Result
Let $X$ be a positive recurrent irreducible continuous time Markov chain taking values in $\mathbb Z$ with stationary distribution $\pi$. Let $\mathbb E_\mu$ denote expectation when the process is started with initial distribution $\mu$. Then
$$\lim_{t\to\infty}\frac1t\int_0^t X(s)\,\mathrm ds = \mathbb E_\pi[X(0)]$$
almost surely regardless of the initial distribution of the chain, provided $\mathbb E_\pi[|X(0)|]<\infty$.
Attempts
I searched this site using Approach Zero. The closest I found was a comment on this answer, but it doesn't provide a proof.
I checked Rick Durrett's Probability: Theory and Examples, but he doesn't cover continuous time Markov chains.
I checked Reversibility in Stochastic Networks by Frank Kelly, but the closest he gets appears to be stating "the proportion of time the process spends in state $k$ during the period $[0,t]$ converges to $\pi(k)$ as $t\to\infty$" without proof.

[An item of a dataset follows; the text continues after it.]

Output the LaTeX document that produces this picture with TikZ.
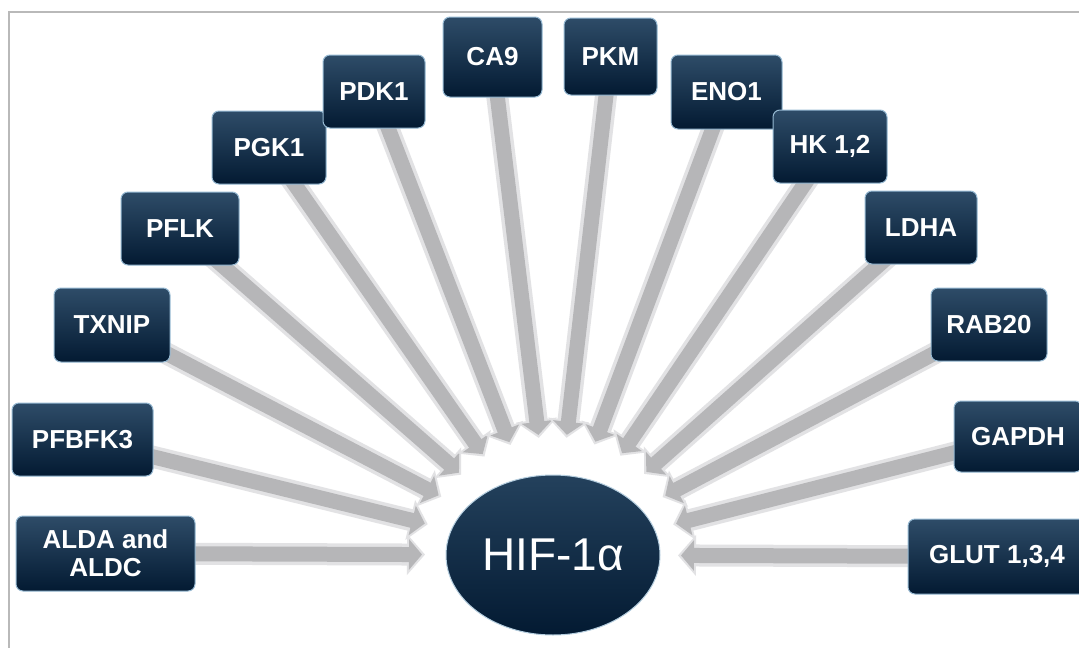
\documentclass[tikz,border=0pt]{standalone}
\usepackage{fontspec}
\setmainfont{Liberation Sans}
\usetikzlibrary{shapes.geometric,arrows.meta,calc,backgrounds}

\definecolor{boxtop}{RGB}{46,76,104}
\definecolor{boxmid}{RGB}{12,40,66}
\definecolor{boxbot}{RGB}{3,26,50}
\definecolor{boxrim}{RGB}{150,185,210}
\definecolor{arrowlight}{RGB}{226,226,228}
\definecolor{arrowgray}{RGB}{182,182,184}

\pgfdeclarelayer{paper}
\pgfsetlayers{paper,background,main}

\tikzset{
  genebox/.style={rectangle, rounded corners=7pt, top color=boxtop, middle color=boxmid,
    bottom color=boxbot, draw=boxrim, line width=1pt, text=white, inner sep=0pt,
    minimum height=73pt, align=center, font=\bfseries\fontsize{26}{28}\selectfont},
  hifnode/.style={ellipse, inner sep=0pt, minimum width=214pt, minimum height=160pt,
    top color=boxtop!70!boxmid, bottom color=boxbot, draw=boxrim!70, line width=1pt,
    text=white, font=\fontsize{46}{50}\selectfont},
  arrowrim/.style={line width=22pt, draw=arrowlight, -{Triangle[width=40pt,length=18pt]}},
  arrowcore/.style={line width=15pt, draw=arrowgray, -{Triangle[width=30pt,length=13pt]}, shorten >=3pt}
}

\begin{document}
\begin{tikzpicture}[x=1pt,y=-1pt]
\clip (0,0) rectangle (1079,648);
\begin{pgfonlayer}{paper}
\fill[white] (0,0) rectangle (1079,648);
\end{pgfonlayer}
\draw[gray!55, line width=1.5pt] (1079,12) -- (9,12) -- (9,648);

\node[hifnode] (hif) at (553,555) {HIF-1α};

\node[genebox, minimum width=179pt, minimum height=75pt] (alda) at (105.5,553.5) {ALDA and\\ALDC};
\node[genebox, minimum width=141pt] (pfbfk) at (82.5,439.5) {PFBFK3};
\node[genebox, minimum width=116pt, minimum height=74pt] (txnip) at (112,325) {TXNIP};
\node[genebox, minimum width=118pt] (pflk) at (180,228.5) {PFLK};
\node[genebox, minimum width=114pt] (pgk) at (269,147.5) {PGK1};
\node[genebox, minimum width=102pt] (pdk) at (374,91.5) {PDK1};
\node[genebox, minimum width=99pt, minimum height=80pt] (ca) at (492.5,57) {CA9};
\node[genebox, minimum width=93pt, minimum height=77pt] (pkm) at (610.5,56.5) {PKM};
\node[genebox, minimum width=111pt, minimum height=74pt] (eno) at (726.5,92) {ENO1};
\node[genebox, minimum width=114pt] (hk) at (830,146.5) {HK 1,2};
\node[genebox, minimum width=112pt] (ldha) at (921,227.5) {LDHA};
\node[genebox, minimum width=116pt] (rab) at (989,324.5) {RAB20};
\node[genebox, minimum width=128pt, minimum height=71pt] (gapdh) at (1018,436.5) {GAPDH};
\node[genebox, minimum width=178pt, minimum height=75pt] (glut) at (997,556.5) {GLUT 1,3,4};

\begin{scope}[on background layer]
\foreach \g/\r in {alda/128,pfbfk/129,txnip/126,pflk/122,pgk/120,pdk/118,ca/118,
                   pkm/118,eno/118,hk/120,ldha/122,rab/124,gapdh/124,glut/125}{
  \draw[arrowrim] (\g.center) -- ($(hif.center)!\r pt!(\g.center)$);
  \draw[arrowcore] (\g.center) -- ($(hif.center)!\r pt!(\g.center)$);
}
\end{scope}
\end{tikzpicture}
\end{document}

I checked Markov Chains by J. R. Norris. His Ergodic Theorem (3.8.1) is that for any bounded function $f$ we have
$$\lim_{t\to\infty}\frac1t\int_0^t f(X(s))\,\mathrm ds = \mathbb E_\pi[f(X(0))]$$
almost surely. But the identity function isn't bounded.
Comments
I'm convinced this result is (a) true and (b) part of the standard theory of such chains. But I can't find a reference. Either a reference that proves this result exactly, or a reference to some more general (ergodic?) theorem plus a careful derivation of this result from that one would be an acceptable answer.
Best Answer
Theorem 45 in chapter 4 of Richard Serfozo's Basics of Applied Stochastic Processes says that any ergodic CTMC $X(t)$ with stationary distribution $p$, and any function $f:S\to\mathbb R$,
$$\lim_{t\to\infty}\frac1t\int_0^t f(X(s))\,\mathrm ds = \sum_j f(j)p_j$$
a.s. provided the sum is absolutely convergent.

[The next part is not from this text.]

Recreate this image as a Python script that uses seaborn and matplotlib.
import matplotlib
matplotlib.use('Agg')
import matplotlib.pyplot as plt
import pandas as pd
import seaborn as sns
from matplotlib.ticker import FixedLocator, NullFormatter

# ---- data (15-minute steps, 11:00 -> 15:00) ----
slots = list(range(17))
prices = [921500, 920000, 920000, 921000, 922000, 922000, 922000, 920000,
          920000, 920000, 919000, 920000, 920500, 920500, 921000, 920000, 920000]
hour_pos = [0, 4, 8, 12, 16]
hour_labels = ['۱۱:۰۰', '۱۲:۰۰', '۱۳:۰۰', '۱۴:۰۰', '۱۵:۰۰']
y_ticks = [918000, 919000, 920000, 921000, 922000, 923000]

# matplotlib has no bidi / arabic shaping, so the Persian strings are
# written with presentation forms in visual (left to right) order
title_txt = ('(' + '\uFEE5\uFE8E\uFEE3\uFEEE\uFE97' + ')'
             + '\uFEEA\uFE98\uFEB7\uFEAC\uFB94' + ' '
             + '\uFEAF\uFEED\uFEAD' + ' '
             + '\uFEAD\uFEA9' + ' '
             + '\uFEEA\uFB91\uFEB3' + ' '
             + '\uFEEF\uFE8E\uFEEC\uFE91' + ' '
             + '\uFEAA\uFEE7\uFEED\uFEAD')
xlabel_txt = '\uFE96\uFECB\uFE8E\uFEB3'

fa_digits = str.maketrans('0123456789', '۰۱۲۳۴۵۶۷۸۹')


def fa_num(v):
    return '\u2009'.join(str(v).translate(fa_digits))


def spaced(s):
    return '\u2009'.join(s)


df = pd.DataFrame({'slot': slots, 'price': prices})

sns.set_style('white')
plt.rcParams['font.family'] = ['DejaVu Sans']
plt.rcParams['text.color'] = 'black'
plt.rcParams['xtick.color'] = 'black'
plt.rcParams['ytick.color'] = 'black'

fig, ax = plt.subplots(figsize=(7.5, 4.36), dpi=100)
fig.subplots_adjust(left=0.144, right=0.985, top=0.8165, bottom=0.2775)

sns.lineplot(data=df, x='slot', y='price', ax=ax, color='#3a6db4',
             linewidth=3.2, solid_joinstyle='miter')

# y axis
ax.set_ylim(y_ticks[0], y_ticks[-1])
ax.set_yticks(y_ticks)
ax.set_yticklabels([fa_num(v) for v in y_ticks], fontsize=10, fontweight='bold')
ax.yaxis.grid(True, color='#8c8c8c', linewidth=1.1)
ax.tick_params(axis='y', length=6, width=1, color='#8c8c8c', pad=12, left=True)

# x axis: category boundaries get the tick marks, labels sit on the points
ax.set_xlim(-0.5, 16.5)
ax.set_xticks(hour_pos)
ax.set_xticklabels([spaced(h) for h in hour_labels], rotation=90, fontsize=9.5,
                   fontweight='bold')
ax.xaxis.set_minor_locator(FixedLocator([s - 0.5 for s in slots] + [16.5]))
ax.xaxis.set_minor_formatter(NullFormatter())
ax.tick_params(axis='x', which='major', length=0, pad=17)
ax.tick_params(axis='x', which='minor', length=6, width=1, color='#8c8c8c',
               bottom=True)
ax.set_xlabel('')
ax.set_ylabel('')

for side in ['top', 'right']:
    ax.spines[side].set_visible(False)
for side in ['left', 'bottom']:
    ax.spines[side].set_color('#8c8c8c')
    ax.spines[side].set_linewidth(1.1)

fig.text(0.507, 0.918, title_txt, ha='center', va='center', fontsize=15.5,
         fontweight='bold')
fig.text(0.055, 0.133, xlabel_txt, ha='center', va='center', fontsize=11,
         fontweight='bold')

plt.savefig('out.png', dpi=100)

Since the text defines an ergodic CTMC as one which is irreducible and positive recurrent, in the language of the question this says that as long as the chain is irreducible and $\mathbb E_\pi[|X(0)|]<\infty$ then
$$\lim_{t\to\infty}\frac1t\int_0^t X(s)\,\mathrm ds = \mathbb E_\pi[X(0)],$$
which is what I wanted.
(I think I had the assumptions of irreducibility and finite mean in mind when I wrote the question, but I clearly didn't include them. I'll edit the question.)